Было еще совсем светло, только над лесом стекляшкою посверкивала первая звездочка. Прихватив с собою стражника, Гиль быстро миновал двор, перебежал деревянные мостки, стукнул кольцом калитки. За ипановским забором залютовал пес. Когда послышались шаги, стражник укрылся в тень.

— Кто там? — хмуро спросил Ипанов.

— Это я, Гиль. Прошу ко мне в гости.

— Нет уж, милостивый государь мой, коли пожаловал, входи.

— Я это и хотел сказать, — добродушно рассмеялся Гиль.

Ипанов отослал жену, волнуясь, трепал окладистую бороду. Он ясно понимал, что англичанин появился не праздно, но Гиль не спешил, расспрашивал о здоровье детей, жены, родичей, сородичей, громко хохотал, трубил в широкий клетчатый платок.

— Так говори, милостивый государь мой, чем все ж таки я обязан такому посещению, — не выдержал наконец Ипанов.

— Хо, ты прав, время — деньги! — радостно воскликнул гость, и масляный голос его опустился до тихого хрипа: — Я хочу дайт тебе, милостивый мой го-су-дарь, один малюсенький соует. Я знуайт, что такое есть уголь…

— Ну?

— Зачем «ну»? Я не лошадка-пони, я рысак на скачках. — Англичанин подтянул коротенькие ножки, показал зубы. — Наш лю-би-мый хозяин, я это слушал, очень на тебя злой за твой уголь…

— Мне такое известно, — устало сказал Ипанов. — И не за горючим камнем послал я в леса рудознатцев.

— Тебе нужна свобода, ты — крепостной. Мне нужны деньги, много денег. Я вернусь к своей маме и куплю дело… Я все сделаю, чтобы ты был скоро не крепостной, а ты сейчас дашь свои расчеты, бумаги… Я их подпишу и принесу хозяину.

— На моем горбу славу себе пашешь? — Ипанов поднялся. — Не-ет, ты сперва поработай с мое, тайком, как я, грамоте выучись, книжки почитай, будь крученым и поротым, по заводам поброди, своими руками домницы выстрой, а после и о наградах грусти!
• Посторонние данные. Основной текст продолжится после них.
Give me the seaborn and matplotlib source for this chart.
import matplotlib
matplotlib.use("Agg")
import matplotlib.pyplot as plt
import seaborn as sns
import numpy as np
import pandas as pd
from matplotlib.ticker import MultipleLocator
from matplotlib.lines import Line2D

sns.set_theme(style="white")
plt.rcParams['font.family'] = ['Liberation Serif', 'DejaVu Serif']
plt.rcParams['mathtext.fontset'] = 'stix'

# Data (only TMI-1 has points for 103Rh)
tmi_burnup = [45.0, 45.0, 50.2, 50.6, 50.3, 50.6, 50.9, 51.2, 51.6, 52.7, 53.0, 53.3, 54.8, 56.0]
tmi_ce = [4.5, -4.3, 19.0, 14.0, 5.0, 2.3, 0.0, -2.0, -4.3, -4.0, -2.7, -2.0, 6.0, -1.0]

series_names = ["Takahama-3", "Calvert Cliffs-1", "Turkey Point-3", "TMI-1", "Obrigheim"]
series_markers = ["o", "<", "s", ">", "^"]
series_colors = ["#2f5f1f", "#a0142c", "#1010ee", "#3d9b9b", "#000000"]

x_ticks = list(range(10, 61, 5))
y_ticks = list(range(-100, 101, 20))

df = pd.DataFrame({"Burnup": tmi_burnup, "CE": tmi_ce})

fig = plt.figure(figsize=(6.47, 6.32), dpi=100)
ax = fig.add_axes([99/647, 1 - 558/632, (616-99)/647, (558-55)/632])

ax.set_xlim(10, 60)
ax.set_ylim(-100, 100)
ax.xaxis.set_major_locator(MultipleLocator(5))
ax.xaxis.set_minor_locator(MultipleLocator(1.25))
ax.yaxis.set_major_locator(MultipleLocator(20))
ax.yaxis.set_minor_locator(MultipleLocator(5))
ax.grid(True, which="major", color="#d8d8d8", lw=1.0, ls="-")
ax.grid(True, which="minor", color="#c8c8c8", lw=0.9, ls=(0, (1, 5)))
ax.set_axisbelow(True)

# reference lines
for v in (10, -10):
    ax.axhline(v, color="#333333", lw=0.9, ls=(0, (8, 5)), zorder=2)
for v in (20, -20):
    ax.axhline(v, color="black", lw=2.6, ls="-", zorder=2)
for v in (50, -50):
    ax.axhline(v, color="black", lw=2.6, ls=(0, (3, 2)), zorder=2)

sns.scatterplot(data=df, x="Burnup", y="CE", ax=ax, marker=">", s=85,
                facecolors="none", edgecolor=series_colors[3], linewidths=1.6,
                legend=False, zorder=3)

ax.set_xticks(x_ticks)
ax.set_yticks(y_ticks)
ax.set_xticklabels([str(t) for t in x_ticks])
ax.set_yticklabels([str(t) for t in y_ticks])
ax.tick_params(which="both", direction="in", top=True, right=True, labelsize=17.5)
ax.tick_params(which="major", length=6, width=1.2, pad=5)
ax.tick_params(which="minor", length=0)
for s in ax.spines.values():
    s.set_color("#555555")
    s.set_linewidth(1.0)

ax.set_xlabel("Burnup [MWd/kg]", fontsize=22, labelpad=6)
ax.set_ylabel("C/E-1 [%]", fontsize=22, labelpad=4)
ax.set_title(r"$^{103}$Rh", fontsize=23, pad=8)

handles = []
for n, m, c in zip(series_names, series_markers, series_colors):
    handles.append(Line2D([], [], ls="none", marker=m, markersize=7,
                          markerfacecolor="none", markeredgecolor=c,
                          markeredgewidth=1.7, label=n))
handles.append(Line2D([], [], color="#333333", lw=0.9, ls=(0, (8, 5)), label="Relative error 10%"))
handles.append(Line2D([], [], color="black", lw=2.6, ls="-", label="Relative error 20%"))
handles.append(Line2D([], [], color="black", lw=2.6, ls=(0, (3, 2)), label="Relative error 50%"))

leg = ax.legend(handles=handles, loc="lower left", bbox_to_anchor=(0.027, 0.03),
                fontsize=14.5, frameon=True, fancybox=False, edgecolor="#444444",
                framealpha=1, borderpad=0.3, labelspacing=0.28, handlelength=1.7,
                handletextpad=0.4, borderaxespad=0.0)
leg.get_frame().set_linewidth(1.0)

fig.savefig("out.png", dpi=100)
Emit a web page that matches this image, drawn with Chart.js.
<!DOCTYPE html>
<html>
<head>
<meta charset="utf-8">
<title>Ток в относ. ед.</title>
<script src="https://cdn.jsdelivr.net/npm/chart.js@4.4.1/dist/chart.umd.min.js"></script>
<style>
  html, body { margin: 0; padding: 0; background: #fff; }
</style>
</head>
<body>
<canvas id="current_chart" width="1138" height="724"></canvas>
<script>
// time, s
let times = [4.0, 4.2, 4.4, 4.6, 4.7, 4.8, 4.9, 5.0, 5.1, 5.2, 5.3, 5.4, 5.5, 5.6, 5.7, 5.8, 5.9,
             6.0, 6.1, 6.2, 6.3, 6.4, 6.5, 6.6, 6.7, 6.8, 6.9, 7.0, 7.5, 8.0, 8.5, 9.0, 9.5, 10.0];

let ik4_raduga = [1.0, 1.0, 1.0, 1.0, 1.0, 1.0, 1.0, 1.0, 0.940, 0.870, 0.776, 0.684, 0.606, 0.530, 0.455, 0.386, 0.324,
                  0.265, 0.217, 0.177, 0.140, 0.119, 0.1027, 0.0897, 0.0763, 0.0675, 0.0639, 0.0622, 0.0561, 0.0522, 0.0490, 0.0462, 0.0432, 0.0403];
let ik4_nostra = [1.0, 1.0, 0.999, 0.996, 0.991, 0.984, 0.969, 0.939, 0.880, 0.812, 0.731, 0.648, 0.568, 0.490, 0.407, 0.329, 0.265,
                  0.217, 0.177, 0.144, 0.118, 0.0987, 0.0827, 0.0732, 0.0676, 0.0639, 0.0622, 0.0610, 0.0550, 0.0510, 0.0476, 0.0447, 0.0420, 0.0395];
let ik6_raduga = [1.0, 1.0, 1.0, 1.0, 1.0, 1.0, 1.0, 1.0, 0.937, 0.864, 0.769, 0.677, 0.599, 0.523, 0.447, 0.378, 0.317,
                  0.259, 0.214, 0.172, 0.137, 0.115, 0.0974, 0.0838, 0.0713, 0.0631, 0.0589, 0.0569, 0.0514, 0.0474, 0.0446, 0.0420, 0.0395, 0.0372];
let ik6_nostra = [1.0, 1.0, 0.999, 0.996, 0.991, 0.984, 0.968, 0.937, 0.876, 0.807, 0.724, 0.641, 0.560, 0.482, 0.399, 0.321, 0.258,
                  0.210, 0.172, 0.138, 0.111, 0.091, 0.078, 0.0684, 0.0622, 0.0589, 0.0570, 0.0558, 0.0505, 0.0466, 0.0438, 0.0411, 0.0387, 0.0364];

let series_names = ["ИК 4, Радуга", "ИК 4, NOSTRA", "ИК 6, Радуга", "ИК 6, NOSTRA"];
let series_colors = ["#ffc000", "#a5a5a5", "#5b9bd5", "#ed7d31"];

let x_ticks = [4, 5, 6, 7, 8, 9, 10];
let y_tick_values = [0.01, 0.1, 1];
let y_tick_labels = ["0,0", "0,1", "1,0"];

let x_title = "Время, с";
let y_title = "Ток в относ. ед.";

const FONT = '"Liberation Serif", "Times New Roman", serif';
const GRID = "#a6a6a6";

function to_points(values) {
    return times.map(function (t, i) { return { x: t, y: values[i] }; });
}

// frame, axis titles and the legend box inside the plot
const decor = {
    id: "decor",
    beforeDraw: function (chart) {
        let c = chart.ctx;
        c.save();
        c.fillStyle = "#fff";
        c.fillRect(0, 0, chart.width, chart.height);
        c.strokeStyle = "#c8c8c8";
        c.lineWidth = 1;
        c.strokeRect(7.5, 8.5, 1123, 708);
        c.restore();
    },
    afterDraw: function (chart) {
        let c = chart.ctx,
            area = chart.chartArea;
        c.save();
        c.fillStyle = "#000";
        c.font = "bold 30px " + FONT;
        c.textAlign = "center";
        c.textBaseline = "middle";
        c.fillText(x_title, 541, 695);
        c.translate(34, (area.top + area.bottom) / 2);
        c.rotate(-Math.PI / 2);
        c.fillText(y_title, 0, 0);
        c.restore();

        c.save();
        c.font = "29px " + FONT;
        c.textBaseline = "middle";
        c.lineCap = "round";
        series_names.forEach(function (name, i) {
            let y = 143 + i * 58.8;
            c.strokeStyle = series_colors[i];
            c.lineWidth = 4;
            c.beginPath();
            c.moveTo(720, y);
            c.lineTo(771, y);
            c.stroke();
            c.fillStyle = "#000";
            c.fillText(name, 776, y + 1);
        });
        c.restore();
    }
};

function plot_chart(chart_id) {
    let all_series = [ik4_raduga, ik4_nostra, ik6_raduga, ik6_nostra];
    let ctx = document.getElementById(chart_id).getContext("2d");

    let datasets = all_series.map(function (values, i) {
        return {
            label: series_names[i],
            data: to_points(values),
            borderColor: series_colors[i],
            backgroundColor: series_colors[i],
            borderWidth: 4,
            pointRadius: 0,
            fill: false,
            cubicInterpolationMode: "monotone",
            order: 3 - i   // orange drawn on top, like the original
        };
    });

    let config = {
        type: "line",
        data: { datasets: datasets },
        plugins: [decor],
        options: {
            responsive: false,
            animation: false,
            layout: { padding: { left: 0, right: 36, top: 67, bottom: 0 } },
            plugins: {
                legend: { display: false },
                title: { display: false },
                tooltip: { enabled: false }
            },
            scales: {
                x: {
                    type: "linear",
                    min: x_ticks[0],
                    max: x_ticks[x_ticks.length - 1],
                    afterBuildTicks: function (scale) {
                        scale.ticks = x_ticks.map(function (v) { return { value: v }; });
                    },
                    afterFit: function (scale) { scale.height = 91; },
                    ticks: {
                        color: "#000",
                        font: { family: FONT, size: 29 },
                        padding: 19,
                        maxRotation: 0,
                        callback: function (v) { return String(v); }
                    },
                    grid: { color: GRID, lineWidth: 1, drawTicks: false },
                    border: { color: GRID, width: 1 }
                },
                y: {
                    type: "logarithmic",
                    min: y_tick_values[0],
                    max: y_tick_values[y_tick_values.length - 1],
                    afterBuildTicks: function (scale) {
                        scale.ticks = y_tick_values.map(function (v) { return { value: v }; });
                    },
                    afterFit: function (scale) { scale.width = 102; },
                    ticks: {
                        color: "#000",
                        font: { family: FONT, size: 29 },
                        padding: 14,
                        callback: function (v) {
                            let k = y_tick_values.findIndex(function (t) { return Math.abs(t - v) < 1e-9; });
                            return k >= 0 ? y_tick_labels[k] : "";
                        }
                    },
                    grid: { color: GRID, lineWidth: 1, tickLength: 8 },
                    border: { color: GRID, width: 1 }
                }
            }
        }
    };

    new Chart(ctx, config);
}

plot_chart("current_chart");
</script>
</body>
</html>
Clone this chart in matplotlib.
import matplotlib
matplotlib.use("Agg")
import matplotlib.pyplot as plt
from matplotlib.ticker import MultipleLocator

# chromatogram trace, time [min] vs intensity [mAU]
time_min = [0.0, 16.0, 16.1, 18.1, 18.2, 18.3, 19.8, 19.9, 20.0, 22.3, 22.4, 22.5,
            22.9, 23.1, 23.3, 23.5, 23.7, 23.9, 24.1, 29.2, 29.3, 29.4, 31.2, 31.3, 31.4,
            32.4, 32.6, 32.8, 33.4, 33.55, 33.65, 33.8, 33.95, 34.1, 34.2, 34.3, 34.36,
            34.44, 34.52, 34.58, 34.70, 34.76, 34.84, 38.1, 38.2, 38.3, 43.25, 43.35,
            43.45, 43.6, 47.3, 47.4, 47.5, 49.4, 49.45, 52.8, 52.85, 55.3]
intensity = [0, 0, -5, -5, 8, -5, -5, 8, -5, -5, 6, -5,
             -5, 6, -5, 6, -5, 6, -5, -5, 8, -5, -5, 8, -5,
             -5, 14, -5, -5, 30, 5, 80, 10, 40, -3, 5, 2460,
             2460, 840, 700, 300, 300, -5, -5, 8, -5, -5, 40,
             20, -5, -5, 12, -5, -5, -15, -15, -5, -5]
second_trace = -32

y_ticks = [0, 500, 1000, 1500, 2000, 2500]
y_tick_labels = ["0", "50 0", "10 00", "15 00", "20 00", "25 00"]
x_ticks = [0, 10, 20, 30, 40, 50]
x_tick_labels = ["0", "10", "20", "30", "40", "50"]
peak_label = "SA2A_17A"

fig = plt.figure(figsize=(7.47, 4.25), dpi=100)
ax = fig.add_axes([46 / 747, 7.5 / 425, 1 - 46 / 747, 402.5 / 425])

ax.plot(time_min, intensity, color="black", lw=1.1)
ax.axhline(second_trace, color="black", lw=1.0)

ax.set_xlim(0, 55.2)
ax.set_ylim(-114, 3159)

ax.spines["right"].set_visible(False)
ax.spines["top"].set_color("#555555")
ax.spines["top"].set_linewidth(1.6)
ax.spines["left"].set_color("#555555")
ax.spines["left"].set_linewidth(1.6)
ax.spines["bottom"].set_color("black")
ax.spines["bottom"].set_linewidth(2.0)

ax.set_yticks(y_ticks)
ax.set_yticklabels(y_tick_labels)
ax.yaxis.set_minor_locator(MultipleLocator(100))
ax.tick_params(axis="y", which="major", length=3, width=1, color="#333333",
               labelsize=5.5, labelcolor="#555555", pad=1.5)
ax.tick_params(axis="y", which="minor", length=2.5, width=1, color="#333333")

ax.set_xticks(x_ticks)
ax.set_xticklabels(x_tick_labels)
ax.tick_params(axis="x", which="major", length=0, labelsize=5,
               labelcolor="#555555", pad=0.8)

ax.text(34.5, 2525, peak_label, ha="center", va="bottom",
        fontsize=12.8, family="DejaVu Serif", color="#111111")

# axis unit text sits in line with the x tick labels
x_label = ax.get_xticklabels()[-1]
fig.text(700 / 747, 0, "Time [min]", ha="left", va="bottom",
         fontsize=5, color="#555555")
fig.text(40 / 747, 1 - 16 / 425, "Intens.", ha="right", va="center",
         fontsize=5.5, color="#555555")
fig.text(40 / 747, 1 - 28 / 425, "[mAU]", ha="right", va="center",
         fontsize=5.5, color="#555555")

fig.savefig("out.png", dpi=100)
— Так-с. Но завтра же я прикажу возвращать мушичков из лесу, буду пытать их, а затем сгоню на рудник, чтобы никто не знал об угле. Хозяин за это меня наградит.

Гиль снова показал зубы, его румяное лицо сияло.

Ипанов наступил на лапу подвернувшемуся коту, поморщился от его рева, долго не мог попасть ключом в скважину ларца.

— На, паук, бери! — Он кинул Гилю сверток бумаг, перевязанных аккуратно бечевкой.

Гиль поймал их на лету, поправил сползший на сторону парик, откланялся.

Камни в его шкатулках снова показались драгоценными. Расставив их по порядку, Гиль выстрелил в фарфорового старика струей дыма, развернул первый лист, исписанный неуклюжим почерком крепостного…

Утром Гиль давал подробнейшие пояснения тем цифрам, которые смог понять сам. Под глазами его набрякли мешки, веки покраснели. За ночь он перекурил, и его немного поташнивало. Но голос англичанина звучал почтительно и уверенно, потому что цифры Гиль любил. Особенно напирал он на открытый Юговым уголь, доказывал, что разработки не приведут ни к чему, кроме утечки денег. Лазарев одобрительно кивал.

Заводчик и управляющий-иноземец завтракали вместе.